World Bank Group Chief Financial Officer and Managing Director Bertrand Badré wrapped up a three-day visit to Mauritania Tuesday (July 15th), during which he attended a series of meetings with government officials and private-sector business figures.
Badré on Monday travelled to the economic capital, Nouadhibou, together with Economy Minister Sidi Ould Tah.
The World Bank official reviewed the progress made in establishing the Nouadhibou Free Zone (ZFN).
He hailed the "satisfactory level of the projects currently under way, especially those relating to infrastructure and fisheries" and reiterated the World Bank's commitment to continuing its support for the ZFN, which it will finance to the tune of $20 million.
During a meeting with senior Mauritanian officials, Badré also discussed the advancement of transformational infrastructure programmes and the partnership strategy. The scheme focuses on agriculture, fisheries, the development of the private sector and the improved management of public resources in order to enhance the provision of basic social services.
Mauritania's economy is currently experiencing an upturn.
According to the World Bank, "Mauritania's macroeconomic stability is due to a prosperous mining sector. GDP grew by 6.7% in 2013 and this rate will probably remain at around 6.5% over the next three years."
Mauritanian economy has benefited from "the rise in the prices of raw materials on the international markets and a prudent economic policy", the institution noted.

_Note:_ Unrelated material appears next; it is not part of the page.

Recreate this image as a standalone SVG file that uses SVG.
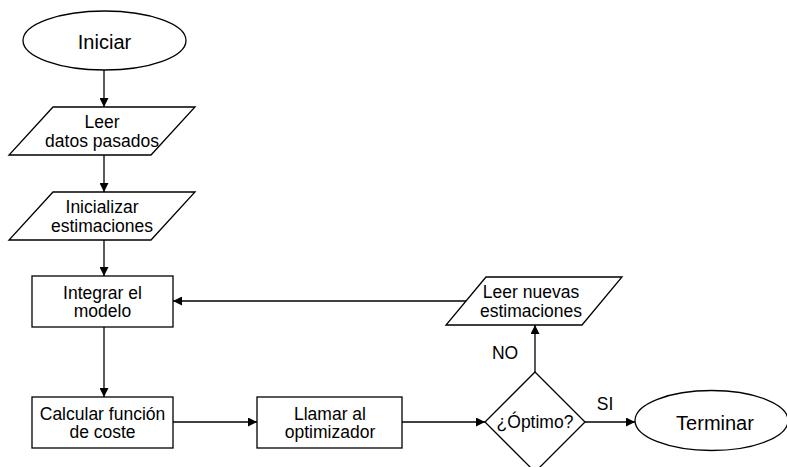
<svg xmlns="http://www.w3.org/2000/svg" width="787" height="467" viewBox="0 0 787 467">
  <style>
    .shape { fill: #ffffff; stroke: #000000; stroke-width: 1.3; }
    .edge { fill: none; stroke: #000000; stroke-width: 1.3; }
    text { font-family: "Liberation Sans", Arial, sans-serif; font-size: 17.5px; fill: #000000; text-anchor: middle; }
    .big { font-size: 20px; }
  </style>
  <defs>
    <marker id="arrow" viewBox="0 0 10 10" refX="10" refY="5" markerWidth="9" markerHeight="9" markerUnits="userSpaceOnUse" orient="auto">
      <path d="M0,0 L10,5 L0,10 Z" fill="#000000"/>
    </marker>
  </defs>

  <!-- connectors -->
  <g id="connectors">
    <path class="edge" d="M104,70 V107" marker-end="url(#arrow)"/>
    <path class="edge" d="M104,155 V192" marker-end="url(#arrow)"/>
    <path class="edge" d="M104,240 V276" marker-end="url(#arrow)"/>
    <path class="edge" d="M104,327 V397" marker-end="url(#arrow)"/>
    <path class="edge" d="M173,422 H257" marker-end="url(#arrow)"/>
    <path class="edge" d="M402,422 H485" marker-end="url(#arrow)"/>
    <path class="edge" d="M585,422 H635" marker-end="url(#arrow)"/>
    <path class="edge" d="M535,372 V325" marker-end="url(#arrow)"/>
    <path class="edge" d="M467,301 H173" marker-end="url(#arrow)"/>
    <text x="505" y="359">NO</text>
    <text x="605" y="410">SI</text>
  </g>

  <!-- start -->
  <g id="start">
    <ellipse class="shape" cx="104.5" cy="40.5" rx="81.5" ry="29.5"/>
    <text class="big" x="104.5" y="49">Iniciar</text>
  </g>

  <!-- read past data -->
  <g id="read-data">
    <polygon class="shape" points="53,107 195,107 151,155 9,155"/>
    <text x="102" y="128">Leer</text>
    <text x="102" y="146.5">datos pasados</text>
  </g>

  <!-- initialise estimates -->
  <g id="init-estimates">
    <polygon class="shape" points="53,192 195,192 151,240 9,240"/>
    <text x="102" y="213">Inicializar</text>
    <text x="102" y="231.5">estimaciones</text>
  </g>

  <!-- integrate model -->
  <g id="integrate">
    <rect class="shape" x="32" y="276" width="141" height="51"/>
    <text x="102.5" y="298.5">Integrar el</text>
    <text x="102.5" y="317">modelo</text>
  </g>

  <!-- cost function -->
  <g id="cost">
    <rect class="shape" x="32" y="397" width="141" height="51"/>
    <text x="102.5" y="419.5">Calcular función</text>
    <text x="102.5" y="438">de coste</text>
  </g>

  <!-- optimizer call -->
  <g id="optimizer">
    <rect class="shape" x="257" y="397" width="145" height="51"/>
    <text x="330" y="419.5">Llamar al</text>
    <text x="330" y="438">optimizador</text>
  </g>

  <!-- decision -->
  <g id="decision">
    <polygon class="shape" points="535,372 585,422 535,472 485,422"/>
    <text x="535" y="428">¿Óptimo?</text>
  </g>

  <!-- read new estimates -->
  <g id="new-estimates">
    <polygon class="shape" points="486,277 622,277 582,325 446,325"/>
    <text x="531" y="298">Leer nuevas</text>
    <text x="531" y="316.5">estimaciones</text>
  </g>

  <!-- end -->
  <g id="end">
    <ellipse class="shape" cx="711.5" cy="420.5" rx="76.5" ry="30"/>
    <text class="big" x="715" y="430">Terminar</text>
  </g>
</svg>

Thanks to the "Gas-to-Power" programme, the country's production of offshore gas will begin in 2015 and will generate 300 MW, which will be exported to Mali and Senegal, it added.
Both the International Monetary Fund and the World Bank congratulated Mauritania last year on its economic performance.
But tourism continues to face challenges, according to analysts.
According to economist Ba Amadou, "This sector has been completely devastated since the events in Aleg in 2007 with the murder of French tourists."
This collapse plunged "the country into a lengthy period of lethargy", he said, adding that as security improved, tourists would return.
Public reaction to the country's economic progress is mixed.
Mohamed Ould Salem, a street trader, told Magharebia: "We are always being told on the radio and on TV that our economy is performing well. In any case, that has no impact on people, the majority of whom are very poor."
"Everything is expensive. So I can't see what the point of all this aid is," he said.
For his part, primary school teacher Ali Traore said, "Our economy is definitely growing, and that's positive for everyone. There have been pay rises for public-sector workers, and the government is subsidising prices through the Emel programme."
"People are even saying that Mauritania will become a middle-income country. This is great progress," Traore added.
With regard to security, journalist Jidou Ould Sidi said: "The situation has improved considerably since the Mauritanian authorities decided to invest in the army and implement an effective counterterrorism strategy. But as you know, Mauritania is in a turbulent region and not all aspects are necessarily under control."
Analyst Abdou Ould Mohamed agreed, noting that "the deployment of combat units in all sensitive areas has encouraged mining activity by increasing the confidence of prospecting companies, which have returned in force".
"This favourable situation is partly responsible for the boom in the mining sector. Of course there are still risks, especially in the north, but the situation is virtually under control," he added.